Here \(A:B=\mathrm{tr}(AB^\top )\) is the Frobenius inner product of square matrices A and B.

Following [38], we may show that the variational problem (2.10) has a unique weak solution \({\varvec{u}}\in {\varvec{H}}_{\partial D}^1(\Omega )\) for any frequency \(\omega \) and the solution satisfies the estimate

$$\begin{aligned} \Vert {\varvec{u}}\Vert _{{\varvec{H}}^1(\Omega )}\lesssim \Vert \varvec{g}\Vert _{{\varvec{H}}^{-1/2}(\partial B_R)} \lesssim \Vert \varvec{u}^{\mathrm{inc}}\Vert _{{\varvec{H}}^1(\Omega )}. \end{aligned}$$

(2.12)

It follows from the general theory in [1] that there exists a constant \(\gamma >0\) such that the following inf-sup condition holds

$$\begin{aligned} \sup _{0\ne {\varvec{v}}\in {\varvec{H}}_{\partial D}^1(\Omega )} \frac{|b({\varvec{u}},{\varvec{v}})|}{\Vert \varvec{v}\Vert _{{\varvec{H}}^1(\Omega )}}\ge \gamma \Vert \varvec{u}\Vert _{{\varvec{H}}^1(\Omega )} \quad \forall \varvec{u}\in {\varvec{H}}_{\partial D}^1(\Omega ). \end{aligned}$$

3 The discrete problem

In the variational problem (2.10), the DtN operator \({\mathscr {T}}\) is given as an infinite series.

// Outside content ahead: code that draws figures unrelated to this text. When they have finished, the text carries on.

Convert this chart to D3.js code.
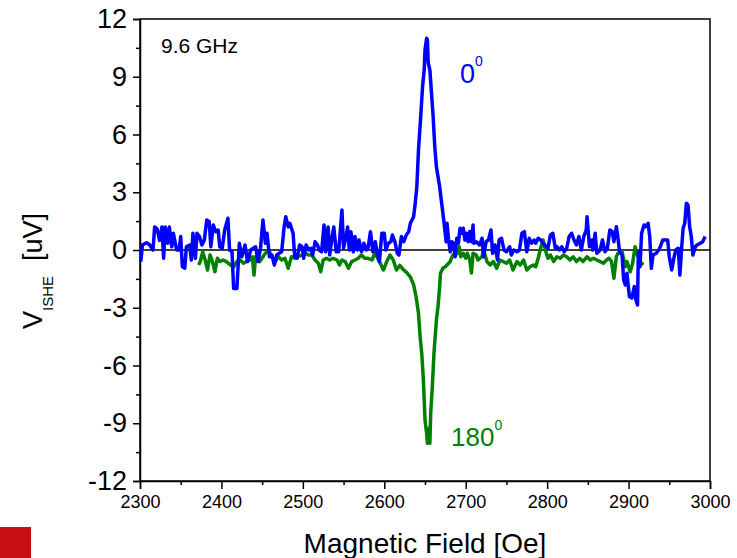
<!DOCTYPE html>
<html><head><meta charset="utf-8">
<script src="https://cdn.jsdelivr.net/npm/d3@7/dist/d3.min.js"></script>
<style>html,body{margin:0;padding:0;background:#fff;}svg{display:block;font-family:"Liberation Sans",Arial,sans-serif;}</style>
</head><body>
<svg id="chart" width="737" height="558"></svg>
<script>
// ---- data (Magnetic field in Oe, V_ISHE in uV) ----
const blueField = [2301,2303,2308,2312,2316,2318,2321,2324,2327,2329,2331,2334,2336,2339,2341,2345,2348,2350,2352,2355,2357,2361,2363,2365,2368,2370,2373,2376,2379,2382,2385,2387,2390,2393,2396,2398,2401,2404,2408,2410,2413,2415,2419,2422,2425,2429,2432,2436,2439,2442,2445,2448,2451,2454,2456,2459,2462,2465,2468,2471,2474,2477,2479,2482,2484,2488,2490,2493,2496,2499,2501,2504,2507,2510,2512,2515,2518,2520,2523,2526,2528,2531,2533,2536,2538,2541,2544,2548,2550,2553,2555,2557,2559,2562,2564,2567,2569,2572,2575,2578,2580,2583,2586,2589,2591,2594,2597,2600,2602,2605,2608,2610,2613,2616,2618,2621,2624,2627,2630,2632,2636,2638,2640,2642,2645,2647,2649,2650,2652,2653,2654,2656,2658,2660,2662,2664,2668,2671,2673,2676,2677,2679,2681,2683,2685,2687,2689,2691,2693,2695,2697,2699,2701,2703,2705,2707,2709,2710,2713,2717,2720,2722,2725,2728,2731,2733,2736,2739,2741,2744,2747,2750,2754,2756,2759,2763,2766,2769,2772,2775,2778,2781,2784,2786,2789,2792,2795,2799,2801,2804,2807,2810,2812,2815,2818,2821,2824,2827,2830,2833,2836,2839,2842,2845,2848,2849,2852,2855,2856,2859,2861,2865,2868,2871,2874,2877,2880,2882,2885,2887,2889,2892,2894,2896,2898,2901,2904,2907,2909,2911,2912,2914,2916,2919,2921,2924,2926,2928,2930,2934,2937,2939,2942,2945,2948,2950,2953,2956,2958,2961,2963,2965,2967,2969,2971,2973,2975,2977,2979,2982,2984,2988,2991,2994];
const blueV = [-0.6,0.26,0.38,0.26,0,1.2,1.1,0.5,1.2,-0.43,1.2,0.35,1.2,0.17,0.87,0,0,0.7,-0.87,-0.94,0.17,0.26,-0.52,0.87,-0.43,0.87,0.7,0.26,0.52,1.56,1.47,0.17,1.3,0.95,1.04,0.17,0.09,1.04,1.65,0,-0.09,-2.0,-2.0,0.35,-0.35,0.26,-0.6,0,0.09,0.17,-0.6,0.09,1.56,0.35,0.87,-0.35,-0.26,-0.78,-0.26,-0.17,-0.09,1.2,1.73,1.2,1.39,0.87,-0.35,-0.43,0.26,0.17,-0.43,0.26,0,0.09,-0.26,0.43,0.26,0,-0.09,1.3,-0.09,1.2,-0.26,0.7,1.2,-0.09,-0.09,2.08,0.09,0.7,1.2,0,0.95,-0.09,0.7,0,0.52,-0.09,0.35,0,0.09,0.95,-0.09,0.43,-0.09,-0.6,0.87,0.87,0,0.35,0.43,0.78,0.43,-0.17,-0.26,0.7,0.43,0.78,0.95,1.39,1.73,2.43,3.3,5.19,7.1,8.48,9.35,10.39,11.0,10.9,9.7,9.35,8.14,6.93,5.37,4.33,3.29,2.25,1.56,0.43,1.39,0.52,-0.09,0.43,0.35,-0.35,0.61,0.35,1.13,0.87,1.13,0.52,0.87,0.43,0.96,0.43,1.3,0.35,0.43,0.26,0.61,-0.35,0.43,0.52,1.04,-0.17,0.26,-0.52,0.52,0.61,0,-0.09,0.17,-0.26,0,-0.09,0,0.87,0.95,-0.09,0.61,0.35,0.52,0.35,0.61,0.52,0.35,0.17,0.09,0.78,0.87,0.09,0.17,0,0.17,-0.09,0.09,0.7,0.87,0.52,0.26,0.7,0,0.7,1.04,1.73,0.17,0.52,0,0.87,-0.17,0,0.52,-0.09,0.09,1.04,0.95,0.43,1.21,0.61,-0.09,-0.26,-1.56,-1.82,-1.21,-2.42,-2.5,-1.9,-2.6,-2.86,-0.09,-0.87,0.87,1.3,1.21,1.39,0.7,-0.95,-0.26,-0.17,0,0.17,0.52,0.52,0.52,-0.35,-1.04,-0.35,0,0.09,-1.3,0,1.13,1.39,2.43,2.34,1.21,0.7,-0.26,0.17,0.26,0.35,0.43,0.7];

const greenField = [2372,2374,2377,2380,2383,2386,2389,2392,2395,2398,2402,2406,2411,2415,2419,2423,2427,2431,2435,2438,2440,2442,2447,2451,2454,2458,2462,2466,2470,2474,2478,2482,2486,2490,2494,2499,2503,2507,2511,2515,2519,2522,2525,2529,2533,2537,2542,2545,2548,2552,2556,2560,2564,2568,2572,2576,2580,2585,2589,2591,2595,2599,2603,2607,2611,2615,2619,2623,2628,2632,2636,2639,2642,2644,2646,2648,2649,2650,2652,2653,2654,2656,2657,2659,2661,2664,2666,2668,2669,2672,2675,2677,2681,2684,2687,2690,2692,2694,2697,2700,2702,2705,2707,2709,2713,2715,2720,2722,2726,2730,2734,2738,2742,2746,2750,2754,2758,2763,2767,2771,2775,2779,2783,2786,2789,2792,2795,2799,2801,2804,2808,2812,2816,2820,2824,2828,2832,2836,2840,2844,2849,2853,2857,2861,2865,2869,2873,2876,2879,2882,2885,2887,2892,2896,2898,2902,2905,2908,2911,2914,2918];
const greenV = [-0.78,-0.6,-0.1,-0.52,-1.04,-0.26,-0.6,-1.13,-0.43,-0.6,-0.52,-0.6,-0.78,-0.87,-0.6,-0.52,-0.69,-0.6,-0.52,-0.35,-1.3,-0.35,-0.6,-0.35,-0.17,0,-0.35,-0.6,-0.35,-0.52,-0.43,-0.95,-0.35,-0.43,-0.35,-0.26,-0.17,-0.26,-0.26,-0.52,-0.69,-1.13,-0.52,-0.43,-0.52,-0.43,-0.52,-0.78,-0.52,-0.6,-0.95,-0.6,-0.52,-0.43,-0.26,-0.43,-0.43,-0.52,-0.09,-0.35,-0.69,-1.04,-0.6,-0.26,-0.52,-1.04,-0.8,-1.0,-1.2,-1.4,-1.8,-2.42,-3.29,-4.5,-5.37,-6.75,-7.79,-8.83,-9.52,-10.04,-9.26,-10.04,-8.48,-7.1,-5.37,-3.64,-2.94,-1.9,-1.21,-0.95,-0.87,-0.78,-0.6,-0.26,-0.26,-0.17,0.17,-0.35,-0.17,-0.43,-0.17,-0.52,-1.2,-0.17,-0.26,-0.52,-0.35,0,-0.6,-0.78,-0.6,-0.95,-0.52,-0.6,-0.69,-0.52,-1.04,-0.6,-0.78,-0.52,-1.04,-0.87,-0.78,-0.87,-0.43,0.09,0.52,-0.17,-0.43,-0.26,-0.6,-0.35,-0.43,-0.26,-0.35,-0.52,-0.35,-0.6,-0.43,-0.6,-0.35,-0.52,-0.43,-0.52,-0.6,-0.69,-0.52,-0.43,-0.6,-1.47,-0.35,-0.17,-0.09,-0.87,-0.6,-1.13,-0.69,0.17,-0.26,-0.6,-0.78];

const xTicks = [2300,2400,2500,2600,2700,2800,2900,3000];
const yTicks = [-12,-9,-6,-3,0,3,6,9,12];

// ---- layout ----
const svg = d3.select("#chart");
const L = 140, R = 710, T = 19, B = 481;
const x = d3.scaleLinear().domain([2300,3000]).range([L,R]);
const y = d3.scaleLinear().domain([-12,12]).range([B,T]);

// red square
svg.append("rect").attr("x",0).attr("y",527).attr("width",31).attr("height",31).attr("fill","#c80f14");

// frame
svg.append("rect").attr("x",L).attr("y",T).attr("width",R-L).attr("height",B-T)
  .attr("fill","none").attr("stroke","#000").attr("stroke-width",1.5);

// zero line
svg.append("line").attr("x1",L).attr("x2",R).attr("y1",y(0)).attr("y2",y(0))
  .attr("stroke","#000").attr("stroke-width",1.5);

// axes
const xAxis = d3.axisBottom(x).tickValues(xTicks).tickSize(8).tickPadding(6).tickFormat(d => String(d));
const gx = svg.append("g").attr("transform",`translate(0,${B})`).call(xAxis);
gx.select(".domain").attr("stroke-width",1.5);
gx.selectAll(".tick line").attr("stroke-width",1.5);
gx.selectAll("text").attr("font-size",18).attr("fill","#000");
const xMinor = d3.axisBottom(x).tickValues(d3.range(2350,3000,100)).tickSize(4).tickFormat("");
const gxm = svg.append("g").attr("transform",`translate(0,${B})`).call(xMinor);
gxm.select(".domain").remove();
gxm.selectAll(".tick line").attr("stroke-width",1.5);

const yAxis = d3.axisLeft(y).tickValues(yTicks).tickSize(7).tickPadding(6).tickFormat(d => String(d));
const gy = svg.append("g").attr("transform",`translate(${L},0)`).call(yAxis);
gy.select(".domain").attr("stroke-width",1.5);
gy.selectAll(".tick line").attr("stroke-width",1.5);
gy.selectAll("text").attr("font-size",27).attr("fill","#000");
const yMinor = d3.axisLeft(y).tickValues(d3.range(-10.5,12,3)).tickSize(4).tickFormat("");
const gym = svg.append("g").attr("transform",`translate(${L},0)`).call(yMinor);
gym.select(".domain").remove();
gym.selectAll(".tick line").attr("stroke-width",1.5);

// lines
const line = d3.line().x(d=>x(d[0])).y(d=>y(d[1]));
svg.append("path").datum(greenField.map((f,i)=>[f,greenV[i]]))
  .attr("d",line).attr("fill","none").attr("stroke","#008000").attr("stroke-width",3.5).attr("stroke-linejoin","round");
svg.append("path").datum(blueField.map((f,i)=>[f,blueV[i]]))
  .attr("d",line).attr("fill","none").attr("stroke","#0000ff").attr("stroke-width",3.5).attr("stroke-linejoin","round");

// texts
svg.append("text").attr("x",161).attr("y",53).attr("font-size",21).text("9.6 GHz");
const t0 = svg.append("text").attr("x",460).attr("y",83).attr("font-size",27).attr("fill","#0000ff");
t0.append("tspan").text("0");
t0.append("tspan").attr("dy",-17).attr("font-size",14).text("0");
const t180 = svg.append("text").attr("x",451).attr("y",446).attr("font-size",26).attr("fill","#008000");
t180.append("tspan").text("180");
t180.append("tspan").attr("dy",-16).attr("font-size",14).text("0");

svg.append("text").attr("x",425).attr("y",553).attr("text-anchor","middle").attr("font-size",28).text("Magnetic Field [Oe]");

const yl = svg.append("text").attr("transform","translate(42,329) rotate(-90)").attr("text-anchor","start").attr("font-size",27);
yl.append("tspan").text("V");
yl.append("tspan").attr("dy",11).attr("font-size",15).text("ISHE");
yl.append("tspan").attr("dy",-11).text("\u00a0 [uV]");
</script>
</body></html>
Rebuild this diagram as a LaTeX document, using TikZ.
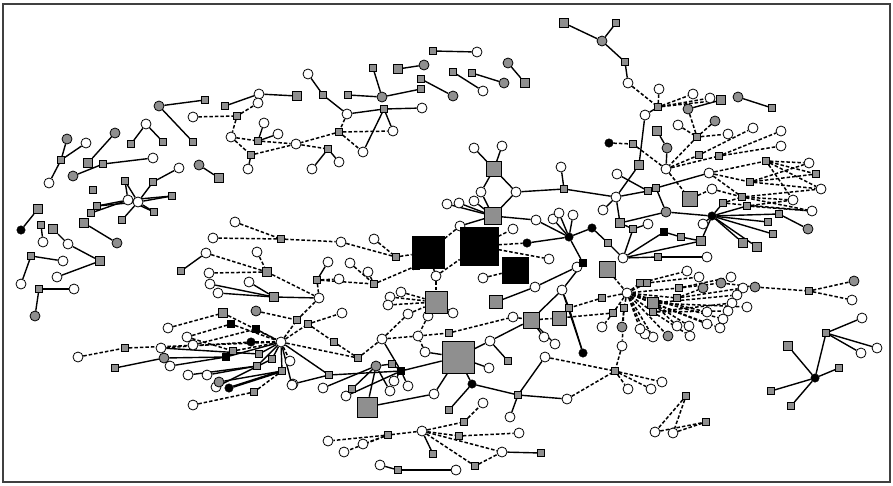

In computation, the infinite series needs to be truncated into a finite sum. Given a sufficiently large N, we define the truncated DtN operator

$$\begin{aligned} {\mathscr {T}}_N {\varvec{u}}=\sum \limits _{|n|\le N}M_n\varvec{u}_n(R) e^{\mathrm{i}n\theta }. \end{aligned}$$

(3.1)

Hence \({\varvec{g}}\) also needs to be approximated as \({\varvec{g}}_N={\mathscr {B}}{\varvec{u}}^\mathrm{inc}-{\mathscr {T}}_N{\varvec{u}}^{\mathrm{inc}}\). Using (3.1), we have the truncated problem: find \({\varvec{u}}_N\in {\varvec{H}}_{\partial D}^1(\Omega )\) such that

$$\begin{aligned} b_N({\varvec{u}}_N, {\varvec{v}}) =\int _{\partial B_R} {\varvec{g}}_N\cdot \overline{{\varvec{v}}}\mathrm{d}s \quad \forall {\varvec{v}}\in {\varvec{H}}^1_{\partial D}(\Omega ), \end{aligned}$$

(3.2)

where the sesquilinear form \(b_N:{\varvec{H}}_{\partial D}^1(\Omega )\times {\varvec{H}}_{\partial D}^1(\Omega )\rightarrow {\mathbb {C}}\) is defined as

$$\begin{aligned} b_N({\varvec{u}}, {\varvec{v}})&=\mu \int _{\Omega }\nabla {\varvec{u}}:\nabla \overline{ {\varvec{v}}}\mathrm{d}{\varvec{x}} +(\lambda +\mu )\int _{\Omega }\left( \nabla \cdot {\varvec{u}} \right) \left( \nabla \cdot \overline{{\varvec{v}}}\right) \mathrm{d}{\varvec{x}} \nonumber \\&\quad -\omega ^2 \int _{\Omega } {\varvec{u}}\cdot \overline{{\varvec{v}}}\mathrm{d}{\varvec{x}} -\int _{\partial B_R}{\mathscr {T}}_N{\varvec{u}}\cdot \overline{{\varvec{v}}}\mathrm{d}s. \end{aligned}$$

(3.3)

Let us consider the discrete problem of (2.10) by using the finite element approximation. Let \({\mathcal {M}}_h\) be a regular triangulation of \(\Omega \), where h denotes the maximum diameter of all the elements in \({\mathcal {M}}_h\). For simplicity, we assume that the boundary \(\partial D\) is polygonal and ignore the approximation error of the boundary \(\partial B_R\), which allows us to focus on deducing the a posteriori error estimate. Thus any edge \(e\in {\mathcal {M}}_h\) is a subset of \(\partial \Omega \) if it has two boundary vertices.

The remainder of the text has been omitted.